§ To do
Leave out the pictures and repeat every record exactly.

§ Available records
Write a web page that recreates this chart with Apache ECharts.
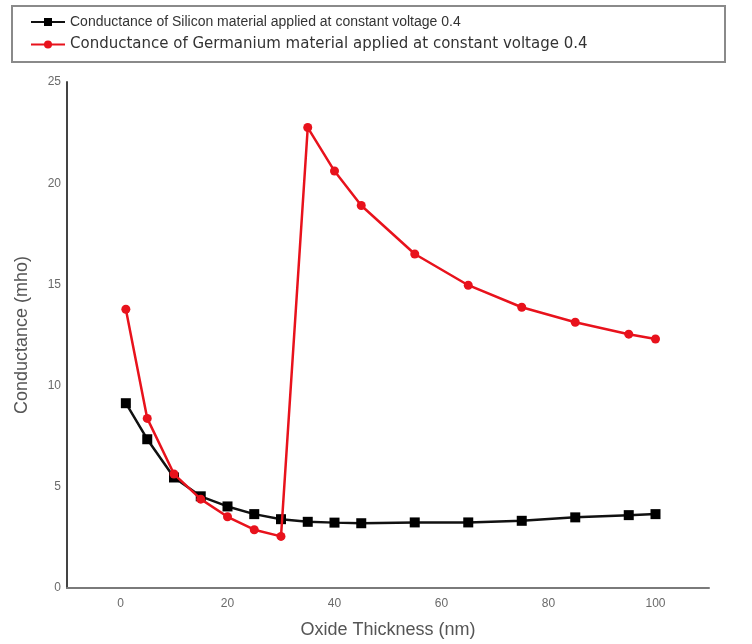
<!DOCTYPE html>
<html>
<head>
<meta charset="utf-8">
<script src="https://cdn.jsdelivr.net/npm/echarts@6/dist/echarts.min.js"></script>
<style>html,body{margin:0;padding:0;background:#fff}#c{width:752px;height:644px}</style>
</head>
<body>
<div id="c"></div>
<script>
const thickness = [1, 5, 10, 15, 20, 25, 30, 35, 40, 45, 55, 65, 75, 85, 95, 100];
const silicon = [9.13, 7.35, 5.46, 4.53, 4.03, 3.65, 3.4, 3.27, 3.23, 3.2, 3.24, 3.24, 3.32, 3.49, 3.6, 3.65];
const germanium = [13.77, 8.38, 5.63, 4.39, 3.52, 2.88, 2.55, 22.75, 20.6, 18.9, 16.5, 14.96, 13.87, 13.13, 12.54, 12.3];
const xTickLabels = [0, 20, 40, 60, 80, 100];
const yTickLabels = [0, 5, 10, 15, 20, 25];
const seriesNames = [
  'Conductance of Silicon material applied at constant voltage 0.4',
  'Conductance of Germanium material applied at constant voltage 0.4'
];

const chart = echarts.init(document.getElementById('c'));
const pairs = (xs, ys) => xs.map((x, i) => [x, ys[i]]);
const axisLabelColor = '#6a6a6a';

chart.setOption({
  animation: false,
  backgroundColor: '#fff',
  graphic: [{
    type: 'rect',
    shape: { x: 12, y: 6, width: 713, height: 56 },
    style: { fill: 'none', stroke: '#8a8a8a', lineWidth: 2 }
  }],
  legend: {
    orient: 'vertical',
    left: 30,
    top: 15,
    itemGap: 8,
    itemWidth: 34,
    itemHeight: 10,
    padding: 0,
    data: seriesNames,
    formatter: function (name) {
      return name === seriesNames[0] ? '{a|' + name + '}' : '{b|' + name + '}';
    },
    textStyle: {
      rich: {
        a: { fontFamily: 'Liberation Sans', fontSize: 14, color: '#333', height: 16 },
        b: { fontFamily: 'DejaVu Sans', fontSize: 15, color: '#333', height: 16 }
      }
    }
  },
  grid: { left: 67, right: 43, top: 82, bottom: 55, containLabel: false },
  xAxis: {
    type: 'value',
    min: -10,
    max: 110,
    interval: 10,
    name: 'Oxide Thickness (nm)',
    nameLocation: 'middle',
    nameGap: 33,
    nameTextStyle: { fontFamily: 'Liberation Sans', fontSize: 18, color: '#555' },
    axisLine: { show: true, onZero: false, lineStyle: { color: '#7a7a7a', width: 2 } },
    axisTick: { show: false },
    splitLine: { show: false },
    axisLabel: {
      fontFamily: 'Liberation Sans', fontSize: 12, color: axisLabelColor, margin: 10,
      formatter: v => xTickLabels.indexOf(v) >= 0 ? String(v) : ''
    }
  },
  yAxis: {
    type: 'value',
    min: 0,
    max: 25,
    interval: 5,
    name: 'Conductance (mho)',
    nameLocation: 'middle',
    nameGap: 36,
    nameTextStyle: { fontFamily: 'Liberation Sans', fontSize: 18, color: '#555' },
    axisLine: { show: true, onZero: false, lineStyle: { color: '#444', width: 2 } },
    axisTick: { show: false },
    splitLine: { show: false },
    axisLabel: {
      fontFamily: 'Liberation Sans', fontSize: 12, color: axisLabelColor, margin: 6,
      formatter: v => yTickLabels.indexOf(v) >= 0 ? String(v) : ''
    }
  },
  series: [
    {
      name: seriesNames[0],
      type: 'line',
      data: pairs(thickness, silicon),
      symbol: 'rect',
      symbolSize: 10,
      itemStyle: { color: '#000' },
      lineStyle: { color: '#111', width: 2.5 },
      z: 2
    },
    {
      name: seriesNames[1],
      type: 'line',
      data: pairs(thickness, germanium),
      symbol: 'circle',
      symbolSize: 9,
      itemStyle: { color: '#e8121c' },
      lineStyle: { color: '#e8121c', width: 2.5 },
      z: 3
    }
  ]
});
</script>
</body>
</html>
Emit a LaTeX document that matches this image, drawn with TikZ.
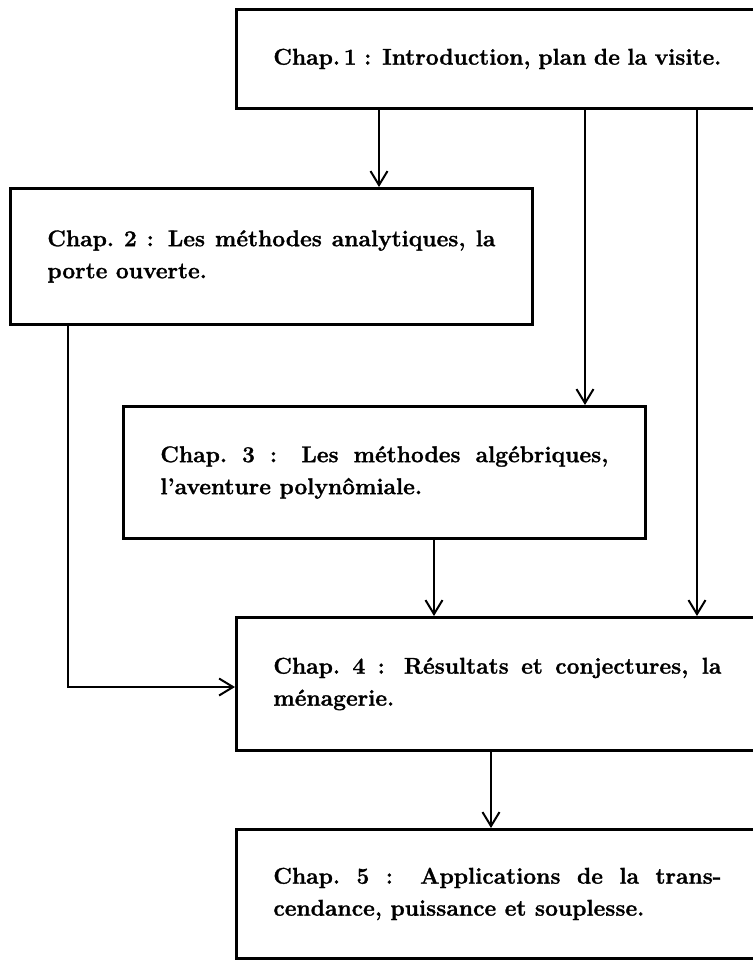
\documentclass[tikz,border=0pt]{standalone}
\usepackage{fontspec}
\setmainfont{Latin Modern Roman}[BoldFeatures={FakeBold=1.2}]
\usetikzlibrary{arrows.meta}
\tikzset{
  chapbox/.style={draw, line width=1.4pt, anchor=north west, text width=224pt,
    inner xsep=18.5pt, inner ysep=0pt, align=justify,
    font=\fontsize{11.4}{16}\selectfont\bfseries},
  arr/.style={line width=1pt, -{Straight Barb[length=7pt,width=8.5pt,line width=1pt]}}
}
\begin{document}
\begin{tikzpicture}[x=0.5pt,y=-0.5pt]
\useasboundingbox (0,0) rectangle (753,960);
\clip (0,0) rectangle (753,960);
\fill[white] (0,0) rectangle (753,960);

\node[chapbox, minimum height=49.5pt] (b1) at (235,8)
  {\sloppy Chap.\,1 : Introduction, plan de la visite.};
\node[chapbox, minimum height=68pt] (b2) at (9,187)
  {\sloppy Chap.\ 2 : Les méthodes analytiques, la\linebreak porte ouverte.};
\node[chapbox, minimum height=66pt] (b3) at (122,405)
  {\sloppy Chap.\ 3 : Les méthodes algébriques,\linebreak l’aventure polynômiale.};
\node[chapbox, minimum height=66.5pt] (b4) at (235,616)
  {\sloppy Chap.\ 4 : Résultats et conjectures, la\linebreak ménagerie.};
\node[chapbox, minimum height=64.5pt] (b5) at (235,828)
  {\sloppy Chap.\ 5 : Applications de la trans-\linebreak cendance, puissance et souplesse.};

\coordinate (c12) at (379,0);
\coordinate (c13) at (585,0);
\coordinate (c14) at (697,0);
\coordinate (c34) at (434,0);
\coordinate (c24) at (68,687);
\coordinate (c45) at (491,0);

\draw[arr] (b1.south -| c12) -- (b2.north -| c12);
\draw[arr] (b1.south -| c13) -- (b3.north -| c13);
\draw[arr] (b1.south -| c14) -- (b4.north -| c14);
\draw[arr] (b3.south -| c34) -- (b4.north -| c34);
\draw[arr] (b2.south -| c24) |- (b4.west |- c24);
\draw[arr] (b4.south -| c45) -- (b5.north -| c45);
\end{tikzpicture}
\end{document}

§ Expected answer
Write a web page that recreates this chart with Apache ECharts.
<!DOCTYPE html>
<html>
<head>
<meta charset="utf-8">
<script src="https://cdn.jsdelivr.net/npm/echarts@6/dist/echarts.min.js"></script>
<style>html,body{margin:0;padding:0;background:#fff}#c{width:752px;height:644px}</style>
</head>
<body>
<div id="c"></div>
<script>
const thickness = [1, 5, 10, 15, 20, 25, 30, 35, 40, 45, 55, 65, 75, 85, 95, 100];
const silicon = [9.13, 7.35, 5.46, 4.53, 4.03, 3.65, 3.4, 3.27, 3.23, 3.2, 3.24, 3.24, 3.32, 3.49, 3.6, 3.65];
const germanium = [13.77, 8.38, 5.63, 4.39, 3.52, 2.88, 2.55, 22.75, 20.6, 18.9, 16.5, 14.96, 13.87, 13.13, 12.54, 12.3];
const xTickLabels = [0, 20, 40, 60, 80, 100];
const yTickLabels = [0, 5, 10, 15, 20, 25];
const seriesNames = [
  'Conductance of Silicon material applied at constant voltage 0.4',
  'Conductance of Germanium material applied at constant voltage 0.4'
];

const chart = echarts.init(document.getElementById('c'));
const pairs = (xs, ys) => xs.map((x, i) => [x, ys[i]]);
const axisLabelColor = '#6a6a6a';

chart.setOption({
  animation: false,
  backgroundColor: '#fff',
  graphic: [{
    type: 'rect',
    shape: { x: 12, y: 6, width: 713, height: 56 },
    style: { fill: 'none', stroke: '#8a8a8a', lineWidth: 2 }
  }],
  legend: {
    orient: 'vertical',
    left: 30,
    top: 15,
    itemGap: 8,
    itemWidth: 34,
    itemHeight: 10,
    padding: 0,
    data: seriesNames,
    formatter: function (name) {
      return name === seriesNames[0] ? '{a|' + name + '}' : '{b|' + name + '}';
    },
    textStyle: {
      rich: {
        a: { fontFamily: 'Liberation Sans', fontSize: 14, color: '#333', height: 16 },
        b: { fontFamily: 'DejaVu Sans', fontSize: 15, color: '#333', height: 16 }
      }
    }
  },
  grid: { left: 67, right: 43, top: 82, bottom: 55, containLabel: false },
  xAxis: {
    type: 'value',
    min: -10,
    max: 110,
    interval: 10,
    name: 'Oxide Thickness (nm)',
    nameLocation: 'middle',
    nameGap: 33,
    nameTextStyle: { fontFamily: 'Liberation Sans', fontSize: 18, color: '#555' },
    axisLine: { show: true, onZero: false, lineStyle: { color: '#7a7a7a', width: 2 } },
    axisTick: { show: false },
    splitLine: { show: false },
    axisLabel: {
      fontFamily: 'Liberation Sans', fontSize: 12, color: axisLabelColor, margin: 10,
      formatter: v => xTickLabels.indexOf(v) >= 0 ? String(v) : ''
    }
  },
  yAxis: {
    type: 'value',
    min: 0,
    max: 25,
    interval: 5,
    name: 'Conductance (mho)',
    nameLocation: 'middle',
    nameGap: 36,
    nameTextStyle: { fontFamily: 'Liberation Sans', fontSize: 18, color: '#555' },
    axisLine: { show: true, onZero: false, lineStyle: { color: '#444', width: 2 } },
    axisTick: { show: false },
    splitLine: { show: false },
    axisLabel: {
      fontFamily: 'Liberation Sans', fontSize: 12, color: axisLabelColor, margin: 6,
      formatter: v => yTickLabels.indexOf(v) >= 0 ? String(v) : ''
    }
  },
  series: [
    {
      name: seriesNames[0],
      type: 'line',
      data: pairs(thickness, silicon),
      symbol: 'rect',
      symbolSize: 10,
      itemStyle: { color: '#000' },
      lineStyle: { color: '#111', width: 2.5 },
      z: 2
    },
    {
      name: seriesNames[1],
      type: 'line',
      data: pairs(thickness, germanium),
      symbol: 'circle',
      symbolSize: 9,
      itemStyle: { color: '#e8121c' },
      lineStyle: { color: '#e8121c', width: 2.5 },
      z: 3
    }
  ]
});
</script>
</body>
</html>
Emit a LaTeX document that matches this image, drawn with TikZ.
\documentclass[tikz,border=0pt]{standalone}
\usepackage{fontspec}
\setmainfont{Latin Modern Roman}[BoldFeatures={FakeBold=1.2}]
\usetikzlibrary{arrows.meta}
\tikzset{
  chapbox/.style={draw, line width=1.4pt, anchor=north west, text width=224pt,
    inner xsep=18.5pt, inner ysep=0pt, align=justify,
    font=\fontsize{11.4}{16}\selectfont\bfseries},
  arr/.style={line width=1pt, -{Straight Barb[length=7pt,width=8.5pt,line width=1pt]}}
}
\begin{document}
\begin{tikzpicture}[x=0.5pt,y=-0.5pt]
\useasboundingbox (0,0) rectangle (753,960);
\clip (0,0) rectangle (753,960);
\fill[white] (0,0) rectangle (753,960);

\node[chapbox, minimum height=49.5pt] (b1) at (235,8)
  {\sloppy Chap.\,1 : Introduction, plan de la visite.};
\node[chapbox, minimum height=68pt] (b2) at (9,187)
  {\sloppy Chap.\ 2 : Les méthodes analytiques, la\linebreak porte ouverte.};
\node[chapbox, minimum height=66pt] (b3) at (122,405)
  {\sloppy Chap.\ 3 : Les méthodes algébriques,\linebreak l’aventure polynômiale.};
\node[chapbox, minimum height=66.5pt] (b4) at (235,616)
  {\sloppy Chap.\ 4 : Résultats et conjectures, la\linebreak ménagerie.};
\node[chapbox, minimum height=64.5pt] (b5) at (235,828)
  {\sloppy Chap.\ 5 : Applications de la trans-\linebreak cendance, puissance et souplesse.};

\coordinate (c12) at (379,0);
\coordinate (c13) at (585,0);
\coordinate (c14) at (697,0);
\coordinate (c34) at (434,0);
\coordinate (c24) at (68,687);
\coordinate (c45) at (491,0);

\draw[arr] (b1.south -| c12) -- (b2.north -| c12);
\draw[arr] (b1.south -| c13) -- (b3.north -| c13);
\draw[arr] (b1.south -| c14) -- (b4.north -| c14);
\draw[arr] (b3.south -| c34) -- (b4.north -| c34);
\draw[arr] (b2.south -| c24) |- (b4.west |- c24);
\draw[arr] (b4.south -| c45) -- (b5.north -| c45);
\end{tikzpicture}
\end{document}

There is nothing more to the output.